Sunrise and sunset

There are three main ways that a sunrise can be defined:

  1. the Sun’s upper limb is visible on the horizon;
  2. the center of the Sun’s disk is visible on the horizon;
  3. the center of the Sun’s disk is on the horizon, without considering refraction.

These options are listed in the order they happen chronologically. Initially, the Sun’s upper limb becomes visible on the horizon. Then, the center of the Sun’s disk becomes visible. Finally, the center of the Sun’s disk actually rises on the horizon, because the Sun becomes visible before it rises geometrically due to refraction.

Regarding option (1), there is an email by Pt. Sanjay Rath from 2002, in which he refers to Varahamihira as supporting this option. Unfortunately, no reference to an exact source is given.

Regarding option (2), a verse that is usually quoted is Bṛhat Pārāśara Horā Śāstra 9.14. In that verse, a definition of sandhyā is given based on the half of the Sun’s disk.
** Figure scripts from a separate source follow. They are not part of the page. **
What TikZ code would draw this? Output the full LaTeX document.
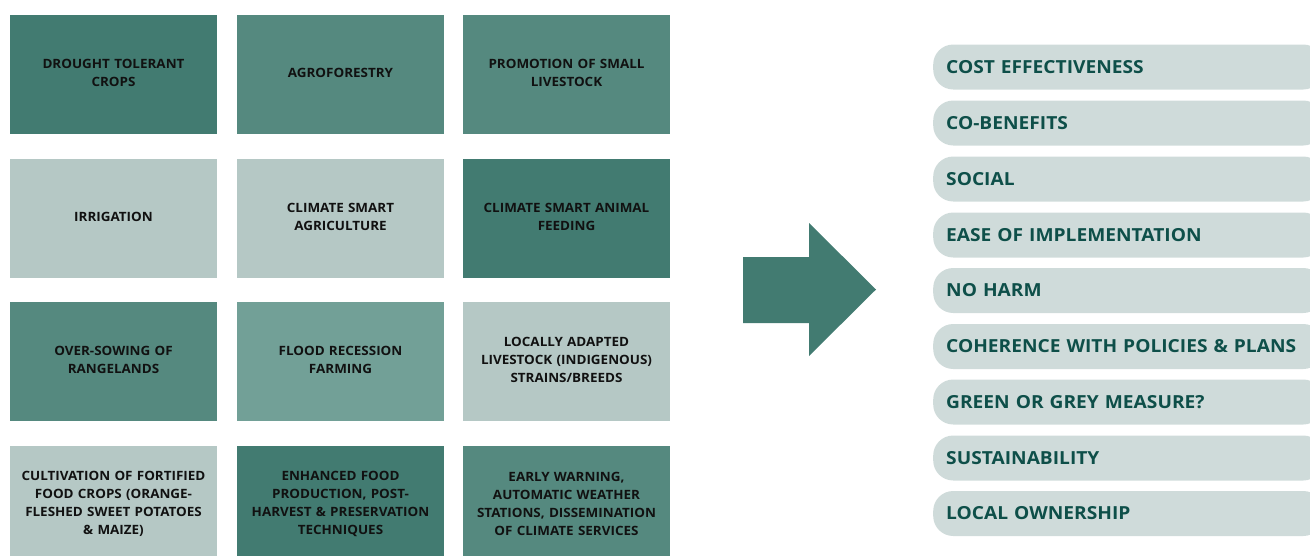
\documentclass[tikz,border=0pt]{standalone}
\usepackage{fontspec}
\setmainfont{Open Sans}
\newfontfamily\pillfont[FakeStretch=1.065]{Open Sans}
\newfontfamily\boxfont[FakeStretch=1.05]{Open Sans}
\definecolor{cdark}{HTML}{427B71}
\definecolor{cmed}{HTML}{55897F}
\definecolor{cflood}{HTML}{72A097}
\definecolor{clight}{HTML}{B5C8C5}
\definecolor{cpill}{HTML}{CFDBDA}
\definecolor{cptext}{HTML}{0E4F49}
\definecolor{cbtext}{HTML}{111111}
\begin{document}
\begin{tikzpicture}[x=1pt,y=-1pt,
  box/.style={minimum width=207pt,minimum height=119pt,inner sep=0pt,text width=200pt,align=center,
    font=\boxfont\fontsize{12.8}{18}\selectfont\bfseries,text=cbtext},
  boxtxt/.style={inner sep=0pt,text width=200pt,align=center,
    font=\boxfont\fontsize{12.8}{18}\selectfont\bfseries,text=cbtext},
  pill/.style={anchor=west,fill=cpill,rounded corners=20pt,minimum width=390pt,minimum height=45pt,
    inner xsep=13pt,text width=364pt,align=left,font=\pillfont\fontsize{18}{20}\selectfont\bfseries,text=cptext}]
\useasboundingbox (0,0) rectangle (1310,555);
% grid
\node[box,fill=cdark] (b11) at (113.5,74.5) {};
\node[box,fill=cmed] (b12) at (340.5,74.5) {};
\node[box,fill=cmed] (b13) at (566.5,74.5) {};
\node[box,fill=clight] (b21) at (113.5,218.5) {};
\node[box,fill=clight] (b22) at (340.5,218.5) {};
\node[box,fill=cdark] (b23) at (566.5,218.5) {};
\node[box,fill=cmed] (b31) at (113.5,361.5) {};
\node[box,fill=cflood] (b32) at (340.5,361.5) {};
\node[box,fill=clight] (b33) at (566.5,361.5) {};
\node[box,fill=clight] (b41) at (113.5,505.5) {};
\node[box,fill=cdark] (b42) at (340.5,505.5) {};
\node[box,fill=cmed] (b43) at (566.5,505.5) {};
\node[boxtxt] (t11) at ([yshift=1.5pt]b11.center) {DROUGHT TOLERANT\\CROPS};
\node[boxtxt] (t12) at ([yshift=1.5pt]b12.center) {AGROFORESTRY};
\node[boxtxt] (t13) at ([yshift=1.5pt]b13.center) {PROMOTION OF SMALL\\LIVESTOCK};
\node[boxtxt] (t21) at ([yshift=1.5pt]b21.center) {IRRIGATION};
\node[boxtxt] (t22) at ([yshift=1.5pt]b22.center) {CLIMATE SMART\\AGRICULTURE};
\node[boxtxt] (t23) at ([yshift=1.5pt]b23.center) {CLIMATE SMART ANIMAL\\FEEDING};
\node[boxtxt] (t31) at ([yshift=1.5pt]b31.center) {OVER-SOWING OF\\RANGELANDS};
\node[boxtxt] (t32) at ([yshift=1.5pt]b32.center) {FLOOD RECESSION\\FARMING};
\node[boxtxt] (t33) at ([yshift=1.5pt]b33.center) {LOCALLY ADAPTED\\LIVESTOCK (INDIGENOUS)\\STRAINS/BREEDS};
\node[boxtxt] (t41) at ([yshift=1.5pt]b41.center) {CULTIVATION OF FORTIFIED\\FOOD CROPS (ORANGE-\\FLESHED SWEET POTATOES\\\& MAIZE)};
\node[boxtxt] (t42) at ([yshift=1.5pt]b42.center) {ENHANCED FOOD\\PRODUCTION, POST-\\HARVEST \& PRESERVATION\\TECHNIQUES};
\node[boxtxt] (t43) at ([yshift=1.5pt]b43.center) {EARLY WARNING,\\AUTOMATIC WEATHER\\STATIONS, DISSEMINATION\\OF CLIMATE SERVICES};
% arrow
\fill[cdark] (743,257) -- (809,257) -- (809,223) -- (876,289.5) -- (809,356) -- (809,323) -- (743,323) -- cycle;
% pills
\node[pill] (p1) at (933,67) {COST EFFECTIVENESS};
\node[pill] (p2) at (933,123) {CO-BENEFITS};
\node[pill] (p3) at (933,179) {SOCIAL};
\node[pill] (p4) at (933,235) {EASE OF IMPLEMENTATION};
\node[pill] (p5) at (933,290.5) {NO HARM};
\node[pill] (p6) at (933,346.5) {COHERENCE WITH POLICIES \& PLANS};
\node[pill] (p7) at (933,402) {GREEN OR GREY MEASURE?};
\node[pill] (p8) at (933,458) {SUSTAINABILITY};
\node[pill] (p9) at (933,513.5) {LOCAL OWNERSHIP};
\end{tikzpicture}
\end{document}
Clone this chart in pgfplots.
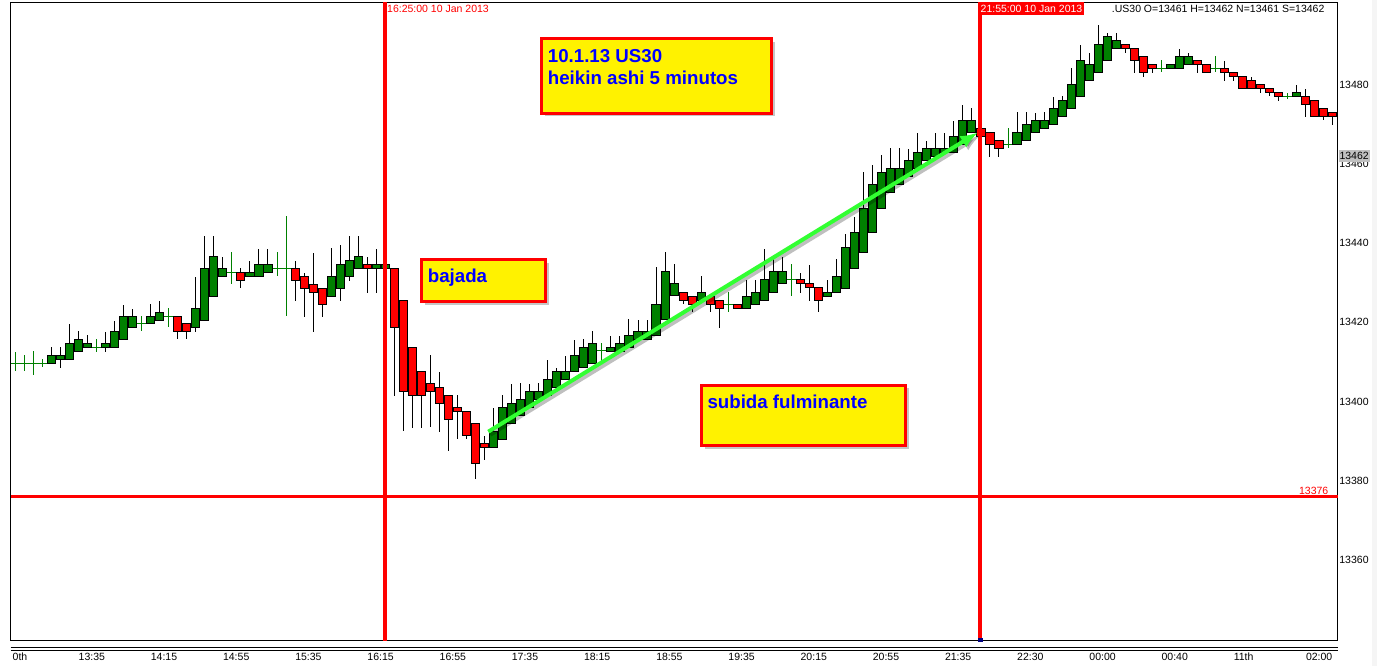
\documentclass[border=0pt]{standalone}
\usepackage{pgfplots}
\pgfplotsset{compat=1.18}
\usepackage{pgfplotstable}
\usepackage{fontspec}
\setmainfont{Liberation Sans}
\usetikzlibrary{shadows,arrows.meta}
\definecolor{cgreen}{RGB}{0,128,0}
\definecolor{cred}{RGB}{255,0,0}
\definecolor{arrowgreen}{RGB}{50,255,50}
\definecolor{boxnavy}{RGB}{0,0,128}
\definecolor{pricegray}{RGB}{192,192,192}

% Heikin Ashi candles (non-doji): index, open, high, low, close
\pgfplotstableread{
i O H L C
4 13409.7 13413.8 13409.7 13411.7
5 13410.7 13413.8 13408.6 13411.7
6 13410.7 13419.7 13410.7 13414.7
7 13412.7 13417.8 13412.7 13415.7
8 13413.7 13416.8 13413.7 13414.7
10 13413.7 13417.8 13412.6 13414.7
11 13413.7 13420.5 13413.7 13417.7
12 13415.7 13424.5 13415.7 13421.5
13 13418.7 13423.5 13418.7 13421.5
15 13419.7 13424.5 13419.7 13421.5
16 13420.5 13425.5 13420.5 13422.5
18 13421.5 13421.5 13415.7 13417.7
19 13419.7 13419.7 13415.7 13417.7
20 13418.7 13431.6 13417.7 13423.5
21 13420.5 13441.8 13420.5 13433.6
22 13426.6 13441.8 13426.6 13436.6
23 13431.6 13436.6 13431.6 13433.6
25 13432.6 13433.6 13428.6 13430.6
26 13431.6 13435.6 13431.6 13432.6
27 13431.6 13438.7 13431.6 13434.6
28 13432.6 13438.7 13432.6 13434.6
31 13433.6 13435.6 13425.5 13430.6
32 13431.6 13432.6 13421.5 13428.6
33 13429.6 13437.7 13417.7 13427.6
34 13428.6 13428.6 13421.5 13424.5
35 13426.6 13438.7 13426.6 13431.6
36 13428.6 13439.7 13425.5 13434.6
37 13431.6 13441.8 13430.6 13435.6
38 13433.6 13441.8 13433.6 13436.6
39 13434.6 13436.6 13427.6 13433.6
40 13433.6 13438.7 13427.6 13434.6
41 13433.6 13437.7 13433.6 13434.6
42 13433.6 13433.6 13401.5 13418.7
43 13425.5 13425.5 13392.5 13402.6
44 13413.7 13413.7 13393.5 13401.6
45 13407.6 13407.6 13393.5 13401.6
46 13404.6 13411.7 13393.5 13402.6
47 13403.6 13407.6 13392.5 13399.6
48 13401.6 13401.6 13387.5 13395.5
49 13398.6 13401.6 13390.5 13397.6
50 13397.6 13397.6 13390.5 13391.5
51 13394.5 13394.5 13380.4 13384.4
52 13389.5 13391.5 13385.4 13388.5
53 13388.5 13398.6 13388.5 13392.5
54 13390.5 13401.6 13390.5 13398.6
55 13394.5 13404.6 13394.5 13399.6
56 13396.6 13404.6 13396.6 13400.6
57 13398.6 13404.6 13398.6 13402.6
58 13400.6 13404.6 13400.6 13402.6
59 13401.6 13410.7 13401.6 13405.6
60 13403.6 13408.7 13403.6 13407.6
61 13405.6 13411.7 13405.6 13407.6
62 13407.6 13415.7 13407.6 13411.7
63 13408.7 13415.7 13408.7 13413.7
64 13409.7 13417.7 13409.7 13414.7
66 13412.7 13416.7 13412.7 13413.7
67 13412.7 13416.7 13412.7 13414.7
68 13413.7 13420.8 13413.7 13416.7
69 13415.7 13420.8 13415.7 13417.7
70 13415.7 13420.8 13415.7 13417.7
71 13416.7 13433.9 13416.7 13424.6
72 13420.6 13437.8 13420.6 13432.7
73 13426.7 13434.8 13426.7 13429.7
74 13427.6 13427.6 13424.6 13425.6
75 13426.6 13426.6 13422.6 13424.6
76 13425.6 13431.9 13425.6 13427.6
77 13426.6 13426.6 13422.6 13424.6
78 13425.6 13425.6 13418.7 13423.6
80 13424.6 13424.6 13423.6 13423.6
81 13423.6 13430.7 13423.6 13426.6
82 13424.6 13430.7 13424.6 13427.6
83 13425.6 13438.7 13425.6 13430.7
84 13427.6 13436.5 13427.6 13432.7
85 13429.7 13436.5 13429.7 13432.7
87 13430.7 13432.7 13427.6 13429.7
88 13429.7 13434.7 13425.6 13428.7
89 13428.7 13428.7 13422.6 13425.6
90 13426.6 13430.7 13426.6 13427.6
91 13427.6 13436.0 13427.6 13431.5
92 13428.6 13442.4 13428.6 13438.8
93 13433.6 13446.6 13433.6 13442.7
94 13437.7 13458.0 13437.7 13448.8
95 13442.7 13459.8 13442.7 13454.8
96 13448.8 13462.4 13448.8 13457.8
97 13452.8 13463.9 13452.8 13458.8
98 13454.8 13463.9 13454.8 13458.8
99 13456.8 13463.9 13456.8 13460.8
100 13458.8 13467.9 13458.8 13462.9
101 13460.8 13465.9 13460.8 13463.9
102 13461.9 13467.9 13461.9 13463.9
103 13462.9 13467.9 13462.9 13463.9
104 13462.9 13470.9 13462.9 13466.9
105 13464.9 13475.0 13464.9 13470.9
106 13467.9 13474.0 13467.9 13470.9
107 13468.9 13468.9 13466.9 13466.9
108 13467.9 13467.9 13461.8 13464.9
109 13465.9 13465.9 13461.8 13463.9
111 13464.9 13473.0 13464.9 13467.9
112 13465.9 13473.0 13465.9 13469.9
113 13467.9 13473.0 13467.9 13470.9
114 13468.9 13473.0 13468.9 13470.9
115 13469.9 13477.0 13469.9 13474.0
116 13471.9 13477.0 13471.9 13476.0
117 13474.0 13484.1 13474.0 13480.0
118 13477.0 13490.1 13477.0 13486.1
119 13481.0 13488.0 13481.0 13485.1
120 13483.1 13495.2 13483.1 13490.1
121 13486.1 13493.1 13486.1 13492.1
122 13489.1 13493.1 13489.1 13491.1
123 13490.1 13490.1 13488.0 13489.1
124 13489.1 13489.1 13483.1 13486.1
125 13487.1 13487.1 13482.0 13483.1
126 13485.1 13485.1 13483.1 13484.1
128 13484.1 13485.1 13484.1 13485.1
129 13484.1 13489.1 13484.1 13487.1
130 13485.1 13488.1 13485.1 13487.1
131 13486.1 13486.1 13483.1 13485.1
132 13485.1 13485.1 13483.1 13483.1
134 13484.1 13486.1 13481.0 13483.1
135 13483.1 13483.1 13481.0 13482.0
136 13482.0 13482.0 13479.0 13479.0
137 13481.0 13482.0 13479.0 13479.0
138 13480.0 13480.0 13478.0 13479.0
139 13479.0 13479.0 13477.0 13478.0
140 13478.0 13478.0 13476.0 13477.0
142 13477.0 13480.0 13477.0 13478.0
143 13477.0 13479.0 13471.9 13475.0
144 13476.0 13476.0 13471.9 13471.9
145 13474.0 13474.0 13471.0 13471.9
146 13473.0 13473.0 13469.9 13471.9
}\candles

% doji bars (open = close): index, price, high, low
\pgfplotstableread{
i P H L
0 13409.7 13412.6 13407.6
1 13409.7 13411.8 13407.6
2 13409.7 13412.8 13406.6
3 13409.7 13410.7 13408.6
9 13413.7 13415.7 13412.6
14 13419.7 13421.5 13417.7
17 13421.5 13423.5 13418.7
24 13432.6 13437.7 13429.6
29 13433.6 13437.7 13431.6
30 13433.6 13446.8 13421.5
65 13413.0 13414.7 13409.7
79 13424.6 13427.6 13422.6
86 13430.7 13434.7 13426.6
110 13464.9 13468.9 13463.9
127 13484.1 13486.1 13483.1
133 13484.1 13487.1 13483.1
141 13477.0 13477.8 13476.2
}\dojis

\tikzset{smallfont/.style={font=\fontsize{10.5}{12}\selectfont}}
\pgfplotsset{
  myax/.style={at={(10.7pt,25pt)}, anchor=south west, scale only axis,
    width=1327pt, height=638.7pt, xmin=-0.51, xmax=146.53},
}

\begin{document}
\begin{tikzpicture}[x=1pt,y=1pt]
\path[use as bounding box] (0,0) rectangle (1377,666);
\fill[gray!8] (1372,0) rectangle (1377,666);

% frame, ticks, wicks, dojis
\begin{axis}[myax, ymin=13339.62, ymax=13500.71,
  axis line style={line width=1pt, black},
  major tick length=0pt, tick style={draw=none},
  xtick={-0.31,7,15,23,31,39,47,55,63,71,79,87,95,103,111,119,127,135,143},
  xticklabels={0th,13:35,14:15,14:55,15:35,16:15,16:55,17:35,18:15,18:55,19:35,20:15,20:55,21:35,22:30,00:00,00:40,11th,02:00},
  ytick={13360,13380,13400,13420,13440,13460,13480},
  yticklabels={13360,13380,13400,13420,13440,13460,13480},
  yticklabel pos=right,
  xticklabel style={anchor=west, inner sep=0pt, yshift=-16pt, smallfont},
  yticklabel style={anchor=west, inner sep=0pt, xshift=1.5pt, smallfont},
]
\addplot[draw=none, mark=none,
  error bars/.cd, y dir=both, y explicit, error mark=none,
  error bar style={draw=black, line width=1pt}]
  table[x=i, y expr={(\thisrow{H}+\thisrow{L})/2}, y error expr={(\thisrow{H}-\thisrow{L})/2}] {\candles};
\addplot[draw=none, mark=none,
  error bars/.cd, x dir=both, x fixed=0.5, y dir=both, y explicit, error mark=none,
  error bar style={draw=cgreen, line width=1pt}]
  table[x=i, y=P, y error plus expr={\thisrow{H}-\thisrow{P}}, y error minus expr={\thisrow{P}-\thisrow{L}}] {\dojis};
\end{axis}

% candle bodies (heights above the lower plot limit 13339.62)
\begin{axis}[myax, hide axis, ymin=0, ymax=161.09, ybar stacked, bar width=0.9]
\addplot[draw=none, fill=none] table[x=i, y expr={min(\thisrow{O},\thisrow{C})-13339.62}] {\candles};
\addplot[draw=black, line width=1pt, fill=cgreen] table[x=i, y expr={max(\thisrow{C}-\thisrow{O},0)}] {\candles};
\addplot[draw=black, line width=1pt, fill=cred] table[x=i, y expr={max(\thisrow{O}-\thisrow{C},0)}] {\candles};
\end{axis}

% vertical and horizontal lines
\begin{axis}[myax, hide axis, ymin=13339.62, ymax=13500.71, clip=false]
\addplot[cred, line width=4pt] coordinates {(41,13339.62) (41,13500.71)};
\addplot[cred, line width=4pt] coordinates {(106.9,13339.62) (106.9,13500.71)};
\addplot[cred, line width=3pt] coordinates {(-0.51,13376) (146.53,13376)};
\end{axis}

% bottom double line
\draw[line width=1pt] (10.7,18.2) -- (1337.7,18.2);
\draw[line width=1pt] (10.7,15.5) -- (1337.7,15.5);

% markers on the selected line
\fill[boxnavy] (977.5,661) rectangle (982.5,664.3);
\fill[boxnavy] (977.5,24) rectangle (982.5,27.5);

% top texts
\node[anchor=base west, inner sep=0pt, smallfont, cred] at (387,653.5) {16:25:00 10 Jan 2013};
\fill[cred] (978.3,651) rectangle (1084,664.3);
\node[anchor=base west, inner sep=0pt, smallfont, white] at (980.5,653.5) {21:55:00 10 Jan 2013};
\node[anchor=base west, inner sep=0pt, smallfont, black] at (1111.7,653.5) {.US30 O=13461 H=13462 N=13461 S=13462};

% price labels on the right
\node[anchor=base east, inner sep=0pt, smallfont, cred] at (1328.5,171) {13376};
\fill[pricegray] (1338.5,504) rectangle (1370,515.5);
\node[anchor=west, inner sep=0pt, smallfont] at (1339.3,509.8) {13462};

% arrow
\draw[black, opacity=0.25, line width=4pt, -{Latex[length=18pt,width=13pt]}] (490.3,231.3) -- (980.3,530.7);
\draw[arrowgreen, line width=4pt, -{Latex[length=18pt,width=13pt]}] (488.3,234.3) -- (978.3,533.7);

% text boxes
\draw[cred, line width=3pt, fill=yellow, drop shadow={shadow xshift=3pt, shadow yshift=-3pt, opacity=0.45}] (541.5,552.5) rectangle (771.8,627.2);
\node[anchor=base west, inner sep=0pt, blue, font=\bfseries\fontsize{18.7}{21.6}\selectfont] at (547.7,603.3) {10.1.13 US30};
\node[anchor=base west, inner sep=0pt, blue, font=\bfseries\fontsize{18.7}{21.6}\selectfont] at (547.7,581.7) {heikin ashi 5 minutos};

\draw[cred, line width=3pt, fill=yellow, drop shadow={shadow xshift=3pt, shadow yshift=-3pt, opacity=0.45}] (421.5,364.2) rectangle (545.8,406.2);
\node[anchor=base west, inner sep=0pt, blue, font=\bfseries\fontsize{18.7}{21.6}\selectfont] at (427.7,383.3) {bajada};

\draw[cred, line width=3pt, fill=yellow, drop shadow={shadow xshift=3pt, shadow yshift=-3pt, opacity=0.45}] (701.5,220.2) rectangle (905.8,280.5);
\node[anchor=base west, inner sep=0pt, blue, font=\bfseries\fontsize{18.7}{21.6}\selectfont] at (707.3,257) {subida fulminante};
\end{tikzpicture}
\end{document}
The English translation and commentary by Girish Chand Sharma (1999) uses words “appearance” and “disappearance” when referring to the half of the Sun’s disk, and the work by R. Santhanam (1984) uses “the sight of the semi disc (half)”. Thus, the respected commentators make it clear that the visual definition of sandhyā is meant in this verse, rather than geometric definition. However, this verse gives the definition of sandhyā, and it is unclear whether a definition of sunrise for astrological calculations should be inferred from it.

Regarding option (3), this is a nice definition from a logical point of view, because with this definition the degrees of lagna and Sūrya (as well as special lagnas) coincide at sunrise. It is also logical, because it does not depend on the actual visibility of the Sun and can thus be computed without knowing the exact atmospheric conditions on a given day. However, while logical, we currently do not have a classical reference to substantiate this point of view.

Chakra Darshana uses option (1) for historical reasons. This topic is very important and requires further research, because many other calculations depend on it (either directly or indirectly): Abhijit muhūrta, Brahma muhūrta, bhāva lagna, horā lagna, ghaṭī lagna, varṇada lagna, prāṇapada lagna, Gulika, Gulika kāla, Rāhu kāla, Yamaghaṇṭaka, kāla horās, and others.